Nous ne sommes pas vraiment extérieur·es aux œuvres. Pour peu que la passerelle du sensible se déploie, nous nous mettons à nous constituer réciproquement. Être ému·e à jamais par une œuvre porte ainsi quelque chose de traumatique : ce lien impossible avec une chose qui nous compose, mais qui s’incarne physiquement ailleurs.
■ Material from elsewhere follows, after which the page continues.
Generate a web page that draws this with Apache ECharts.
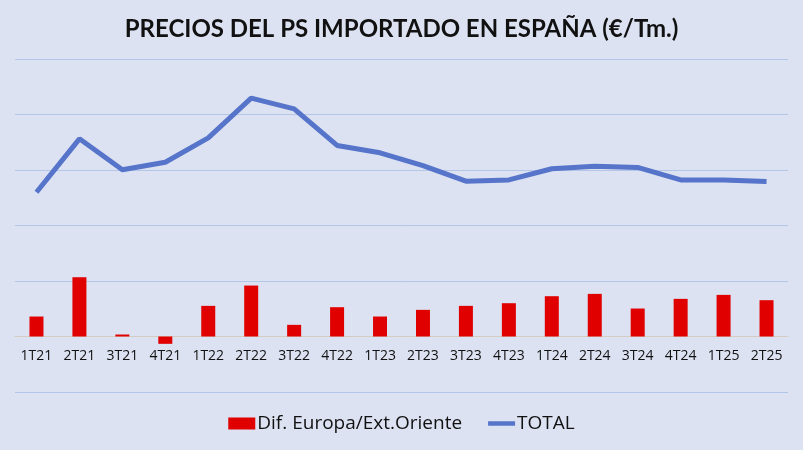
<!DOCTYPE html>
<html>
<head>
<meta charset="utf-8">
<script src="https://cdn.jsdelivr.net/npm/echarts@6/dist/echarts.min.js"></script>
<style>
  html, body { margin: 0; padding: 0; background: #dce2f2; }
  #chart { width: 803px; height: 450px; }
</style>
</head>
<body>
<div id="chart"></div>
<script>
const categories = ['1T21', '2T21', '3T21', '4T21', '1T22', '2T22', '3T22', '4T22', '1T23',
  '2T23', '3T23', '4T23', '1T24', '2T24', '3T24', '4T24', '1T25', '2T25']
const difEuropa = [180, 534, 18, -66, 276, 459, 105, 264, 180,
  240, 276, 300, 363, 384, 252, 339, 375, 327]
const total = [1300, 1781, 1502, 1570, 1790, 2147, 2051, 1721, 1655,
  1540, 1399, 1411, 1511, 1534, 1523, 1411, 1411, 1396]

const chart = echarts.init(document.getElementById('chart'))

chart.setOption({
  backgroundColor: '#dce2f2',
  animation: false,
  title: {
    text: 'PRECIOS DEL PS IMPORTADO EN ESPAÑA (€/Tm.)',
    left: 'center',
    top: 12,
    textStyle: { fontFamily: 'Lato', fontWeight: 'bold', fontSize: 24, color: '#111' }
  },
  legend: {
    bottom: 12,
    left: 'center',
    itemGap: 26,
    itemWidth: 27,
    itemHeight: 12,
    textStyle: { fontFamily: 'Open Sans', fontSize: 19, color: '#111', padding: [0, 0, 0, -3] },
    data: [
      { name: 'Dif. Europa/Ext.Oriente', icon: 'rect' },
      { name: 'TOTAL', icon: 'path://M0,0 L30,0 L30,5 L0,5 Z' }
    ]
  },
  grid: { left: 15, right: 15, top: 59, bottom: 58 },
  xAxis: {
    type: 'category',
    data: categories,
    axisTick: { show: false },
    axisLine: { onZero: true, lineStyle: { color: '#d4ccc0', width: 1 } },
    axisLabel: {
      fontFamily: 'Open Sans', fontSize: 14, color: '#111', margin: -43
    }
  },
  yAxis: {
    type: 'value',
    min: -500,
    max: 2500,
    interval: 500,
    axisLabel: { show: false },
    axisLine: { show: false },
    axisTick: { show: false },
    splitLine: { lineStyle: { color: '#b4c6e8', width: 1 } }
  },
  series: [
    {
      name: 'Dif. Europa/Ext.Oriente',
      type: 'bar',
      data: difEuropa,
      barWidth: 14,
      itemStyle: { color: '#e00000' }
    },
    {
      name: 'TOTAL',
      type: 'line',
      data: total,
      symbol: 'none',
      lineStyle: { color: '#5674c9', width: 5 },
      itemStyle: { color: '#5674c9' }
    }
  ]
})
</script>
</body>
</html>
C’est cet entrelacement psychologique, intime, qui semble traverser les gestes d’Ignazio Fabio Mazzola, dont plusieurs films, courts et très courts, sont réunis ensemble dans l’exposition pour constituer Polo movie (2025), une installation en double écran (moniteur et projection), pensée comme une « anthologie de regards fugaces ». L’habitacle d’une Volkswagen Polo rouge, traversant le paysage, teinte de nostalgie l’humeur des questions alors soulevées, autour du motif architectural : le tremblement évasif du vivant face aux cadres géométriques, le fil tissé entre la fragilité et la persistance dans l’action d’habiter, de parcourir, de visiter et de se souvenir. Tout comme avec Exhibition et Vers le soleil, notre regard se pose sur cet espace vague, abstrait, relatif, difficile à désigner, qu’est l’espace du frottement avec les œuvres et avec leur matière : l’espace des entrelacs, l’espace du sensible.
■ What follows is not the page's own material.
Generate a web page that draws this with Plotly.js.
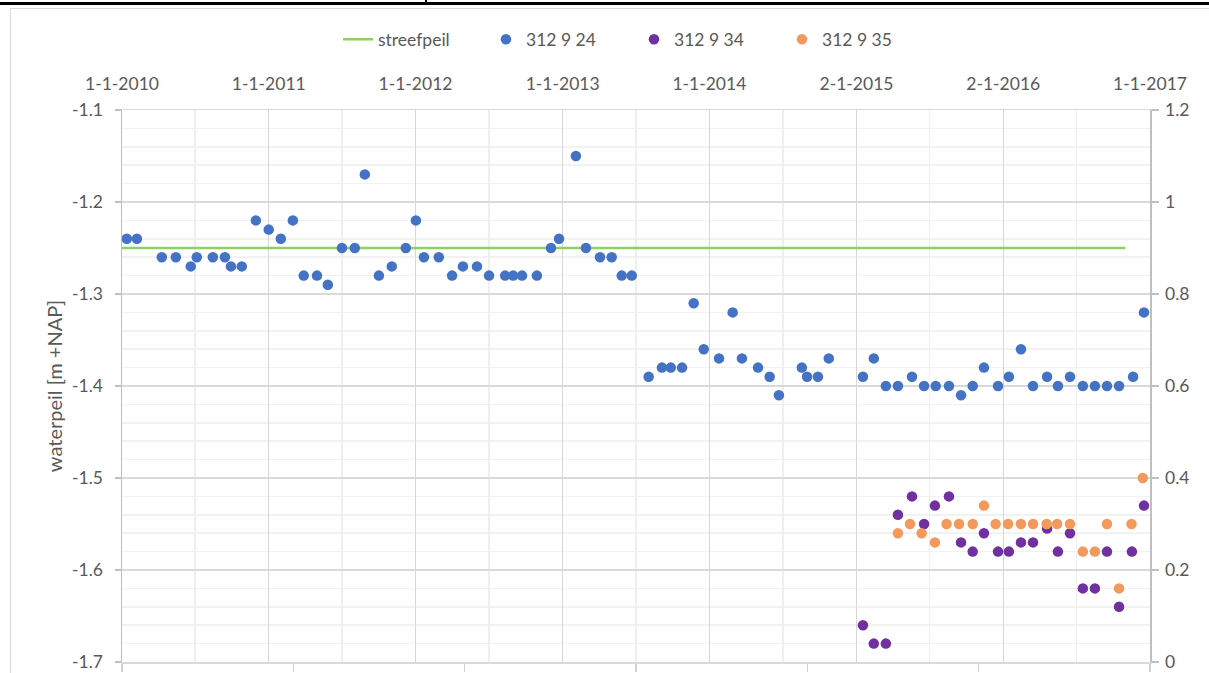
<!DOCTYPE html>
<html>
<head>
<meta charset="utf-8">
<script src="https://cdn.plot.ly/plotly-3.0.1.min.js"></script>
<style>
  html, body { margin: 0; padding: 0; background: #ffffff; }
  #wrap { position: relative; width: 1209px; height: 673px; overflow: hidden; }
  #chart { position: absolute; left: 0; top: 0; width: 1209px; height: 673px; }
  .deco { position: absolute; pointer-events: none; }
</style>
</head>
<body>
<div id="wrap">
  <div id="chart"></div>
  <div class="deco" style="left:0;top:2px;width:1209px;height:3px;background:#000;"></div>
  <div class="deco" style="left:425px;top:0;width:2px;height:4px;background:#000;"></div>
  <div class="deco" style="left:10px;top:8px;width:1px;height:665px;background:#d9d9d9;"></div>
  <div class="deco" style="left:10px;top:8px;width:1199px;height:1px;background:#d9d9d9;"></div>
</div>
<script>
// ---------- data ----------
const streefDates = ['2010-01-01', '2016-11-01'];
const streefLevel = [-1.25, -1.25];

const dates24 = [
  '2010-01-13','2010-02-07','2010-04-10','2010-05-15','2010-06-21','2010-07-06','2010-08-15','2010-09-14','2010-09-29','2010-10-26','2010-11-30',
  '2011-01-01','2011-01-31','2011-03-02','2011-03-29','2011-05-01','2011-05-28','2011-07-02','2011-08-03','2011-08-28','2011-10-02','2011-11-03','2011-12-08',
  '2012-01-02','2012-01-22','2012-02-28','2012-04-01','2012-04-28','2012-06-02','2012-07-02','2012-08-11','2012-08-31','2012-09-22','2012-10-29','2012-12-03','2012-12-23',
  '2013-02-03','2013-02-28','2013-04-04','2013-05-03','2013-05-28','2013-06-22','2013-08-03','2013-09-05','2013-09-27','2013-10-25','2013-11-23','2013-12-18',
  '2014-01-25','2014-02-28','2014-03-23','2014-05-02','2014-05-31','2014-06-23','2014-08-19','2014-09-01','2014-09-28','2014-10-25',
  '2015-01-18','2015-02-14','2015-03-16','2015-04-15','2015-05-20','2015-06-19','2015-07-18','2015-08-20','2015-09-19','2015-10-18','2015-11-15','2015-12-20',
  '2016-01-16','2016-02-15','2016-03-16','2016-04-20','2016-05-17','2016-06-16','2016-07-18','2016-08-17','2016-09-16','2016-10-16','2016-11-20','2016-12-17'
];
const level24 = [
  -1.24,-1.24,-1.26,-1.26,-1.27,-1.26,-1.26,-1.26,-1.27,-1.27,-1.22,
  -1.23,-1.24,-1.22,-1.28,-1.28,-1.29,-1.25,-1.25,-1.17,-1.28,-1.27,-1.25,
  -1.22,-1.26,-1.26,-1.28,-1.27,-1.27,-1.28,-1.28,-1.28,-1.28,-1.28,-1.25,-1.24,
  -1.15,-1.25,-1.26,-1.26,-1.28,-1.28,-1.39,-1.38,-1.38,-1.38,-1.31,-1.36,
  -1.37,-1.32,-1.37,-1.38,-1.39,-1.41,-1.38,-1.39,-1.39,-1.37,
  -1.39,-1.37,-1.40,-1.40,-1.39,-1.40,-1.40,-1.40,-1.41,-1.40,-1.38,-1.40,
  -1.39,-1.36,-1.40,-1.39,-1.40,-1.39,-1.40,-1.40,-1.40,-1.40,-1.39,-1.32
];

const dates34 = [
  '2015-01-18','2015-02-14','2015-03-16','2015-04-15','2015-05-20','2015-06-19','2015-07-16','2015-08-20','2015-09-19','2015-10-18','2015-11-15','2015-12-20',
  '2016-01-16','2016-02-15','2016-03-16','2016-04-20','2016-05-17','2016-06-16','2016-07-18','2016-08-17','2016-09-16','2016-10-16','2016-11-17','2016-12-17'
];
const level34 = [
  0.08,0.04,0.04,0.32,0.36,0.30,0.34,0.36,0.26,0.24,0.28,0.24,
  0.24,0.26,0.26,0.29,0.24,0.28,0.16,0.16,0.24,0.12,0.24,0.34
];

const dates35 = [
  '2015-04-15','2015-05-15','2015-06-13','2015-07-16','2015-08-14','2015-09-14','2015-10-18','2015-11-15','2015-12-14',
  '2016-01-14','2016-02-15','2016-03-16','2016-04-19','2016-05-15','2016-06-16','2016-07-18','2016-08-17','2016-09-16','2016-10-16','2016-11-16','2016-12-14'
];
const level35 = [
  0.28,0.30,0.28,0.26,0.30,0.30,0.30,0.34,0.30,
  0.30,0.30,0.30,0.30,0.30,0.30,0.24,0.24,0.30,0.16,0.30,0.40
];

const xTickDates = ['2010-01-01','2011-01-01','2012-01-01','2013-01-01','2014-01-01','2015-01-02','2016-01-02','2017-01-01'];
const xTickText  = ['1-1-2010','1-1-2011','1-1-2012','1-1-2013','1-1-2014','2-1-2015','2-1-2016','1-1-2017'];
const xMinorDates = ['2010-07-02','2011-07-02','2012-07-02','2013-07-02','2014-07-03','2015-07-03','2016-07-02'];
const yTickVals = [-1.7,-1.6,-1.5,-1.4,-1.3,-1.2,-1.1];
const yTickText = ['-1.7','-1.6','-1.5','-1.4','-1.3','-1.2','-1.1'];
const y2TickVals = [0,0.2,0.4,0.6,0.8,1.0,1.2];
const y2TickText = ['0','0.2','0.4','0.6','0.8','1','1.2'];

// ---------- chart ----------
const FONT = 'Lato, "Liberation Sans", sans-serif';
const GREY = '#595959';
const FS = 17.5;
const xStart = Date.UTC(2010,0,1), xEnd = Date.UTC(2017,0,1);
const bottomTicks = [0,1,2,3,4,5,6].map(k => xStart + k*(xEnd - xStart)/6);

const traces = [
  { name: 'streefpeil', x: streefDates, y: streefLevel, xaxis: 'x', yaxis: 'y',
    type: 'scatter', mode: 'lines', line: { color: '#8fcf65', width: 2.5 } },
  { name: '312 9 24', x: dates24, y: level24, xaxis: 'x', yaxis: 'y',
    type: 'scatter', mode: 'markers', marker: { color: '#4472c4', size: 10.5 } },
  { name: '312 9 34', x: dates34, y: level34, xaxis: 'x2', yaxis: 'y2',
    type: 'scatter', mode: 'markers', marker: { color: '#7030a0', size: 10.5 } },
  { name: '312 9 35', x: dates35, y: level35, xaxis: 'x2', yaxis: 'y2',
    type: 'scatter', mode: 'markers', marker: { color: '#f4995c', size: 10.5 } }
];

const layout = {
  width: 1209, height: 673,
  margin: { l: 122, r: 59, t: 110, b: 11, pad: 0 },
  paper_bgcolor: '#ffffff', plot_bgcolor: '#ffffff',
  font: { family: FONT, size: FS, color: GREY },
  showlegend: true,
  legend: { orientation: 'h', x: 0.2101, xanchor: 'left', y: 1.128, yanchor: 'middle',
            entrywidth: 103, entrywidthmode: 'pixels',
            font: { family: FONT, size: FS, color: GREY }, bgcolor: 'rgba(0,0,0,0)', traceorder: 'normal' },
  xaxis: { type: 'date', range: [xStart, xEnd], tickmode: 'array', tickvals: bottomTicks,
           ticks: 'outside', ticklen: 8, tickcolor: '#d0d0d0', tickwidth: 1.5, showticklabels: false,
           showgrid: false, zeroline: false, showline: true, linecolor: '#d9d9d9', linewidth: 1.5, fixedrange: true },
  xaxis2: { type: 'date', overlaying: 'x', side: 'top', anchor: 'y', range: [xStart, xEnd],
            tickmode: 'array', tickvals: xTickDates, ticktext: xTickText, ticks: '',
            ticklabelstandoff: 12,
            showgrid: true, gridcolor: '#d6d6d6', gridwidth: 1.5,
            minor: { tickmode: 'array', tickvals: xMinorDates, showgrid: true, gridcolor: '#efefef', gridwidth: 1.5, ticks: '' },
            showline: true, linecolor: '#d9d9d9', linewidth: 1.5, zeroline: false,
            tickfont: { family: FONT, size: FS, color: GREY }, fixedrange: true },
  yaxis: { range: [-1.7, -1.1], tickmode: 'array', tickvals: yTickVals, ticktext: yTickText,
           ticks: 'outside', ticklen: 6, tickcolor: '#bfbfbf', tickwidth: 1.5,
           ticklabelstandoff: 8,
           showgrid: true, gridcolor: '#d9d9d9', gridwidth: 1.5,
           minor: { tickmode: 'linear', tick0: -1.7, dtick: 0.02, showgrid: true, gridcolor: '#f2f2f2', gridwidth: 1.5, ticks: '' },
           showline: true, linecolor: '#bfbfbf', linewidth: 1.5, zeroline: false,
           tickfont: { family: FONT, size: FS, color: GREY },
           title: { text: 'waterpeil [m +NAP]', font: { family: FONT, size: 20, color: GREY }, standoff: 4 },
           fixedrange: true },
  yaxis2: { overlaying: 'y', side: 'right', anchor: 'x', range: [0, 1.2], tickmode: 'array',
            tickvals: y2TickVals, ticktext: y2TickText, ticks: 'outside', ticklen: 7, tickcolor: '#bfbfbf', tickwidth: 1.5,
            ticklabelstandoff: 3,
            showgrid: false, showline: true, linecolor: '#bfbfbf', linewidth: 1.5, zeroline: false,
            tickfont: { family: FONT, size: FS, color: GREY }, fixedrange: true }
};

Plotly.newPlot('chart', traces, layout, { displayModeBar: false, staticPlot: true });
</script>
</body>
</html>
En envisageant dans sa pratique la question architecturale comme une question relationnelle, hantée par ses utopies et ses désillusions, vivante par le spectre de ce qui demeure, de ce qui a été construit, en tension entre le plan et la ruine, sur le fil de son existence, Ignazio Fabio Mazzola l’envisage comme un motif réciproque de projection, portant toute son attention envers ce comment les corps existent, traversent et donnent sens. La durée très courte de la plupart de ses œuvres, et la fébrilité impétueuse de nombre de ses prises de vues, traduisent de son attention particulière pour l’idée de « présence » – si brute ou diffuse qu’elle soit, si immédiate ou lointaine qu’elle puisse-t-être. Ces images nous prennent à parti, nous, là où nous nous situons. Elles questionnent de leur éclat l’espace d’exposition, actant à plein régime l’heureuse confusion des distinctions classiques entre intérieur/extérieur, affect/perception, intime/collectif, subtil/manifeste, ou présence/absence. Ces catégories ne sont plus simplement défiées, mais elles sont rendues impertinentes face à une œuvre définitivement éclectique et radicale, quelque part initiatrice, en forme d’impromptus et de traités phénoménologiques.
Cet usage de l’image en mouvement, qui caractérise le travail d’Ignazio Fabio Mazzola comme celui de Stefano Miraglia à la curation, est habité par la certitude que les images ne se réduisent pas, qu’elles gardent toujours en elles la charge de leurs multiplicités. Si elles sont des expériences techniques, d’un point de vue matériel, elles demeurent avant tout et pour tout des expériences affectives, humaines et symboliques. Travailler l’image, c’est dès lors travailler les strates de mémoire, de perception et de culture qu’elles contiennent ou qu’elles sont à même de révéler et d’inspirer. Cette idée de l’art et du cinéma doit beaucoup au cinéaste-écrivain Ellis Donda (1947-2023). Son livre Metafore di una visione (1983) – dont les illustrations par Chialasri et Macori constellent les murs de l’exposition – s’inscrivait d’ailleurs dans une réflexion plus large sur les croisements entre cinéma, architecture, design et arts visuels – se trouvant ainsi publié dans la collection Architettura/Materiali CINEMA des Edizioni Kappa. À travers Manuel d’Exposition, Stefano Miraglia, qui œuvre depuis 2019 à la redécouverte et à la réévaluation du travail de Donda, prolonge un grand nombre de ses intuitions et de ses approches. Il fonde, par ce geste curatorial, un endroit complexe et pluriel de relation aux images en mouvements, profondément attentif à la multiplicité de leurs charges poétiques, affectives et sensibles, et résolument envieux d’en partager toute la richesse.
Il fallait sans doute voir, pour finir, comment Manuel d’Exposition prenait une tournure toute particulière au détour de la soirée du 4 novembre 2025, occasion d’une performance de l’artiste et cinéaste Carlos Casas qui activait ses Fieldworks – un grand catalogue de vidéos et de sons compilés depuis l’an 2000, au gré de sa pratique à différents endroits du monde – dans une expérience immersive montée pour la première fois en temps réel, au sein de la chapelle de l’ENSA Bourges. L’image et le son, alors saisis comme outils de spatialisation, comme matière non seulement vivante mais vivace, et donc à même traduire la volupté ou l’épaisseur atmosphérique des paysages croisés, laissent après eux une certitude : comme les pôles résonnent l’un avec l’autre, et puisqu’ils s’appellent et se reflètent, l’univers est ce grand champ de rimes.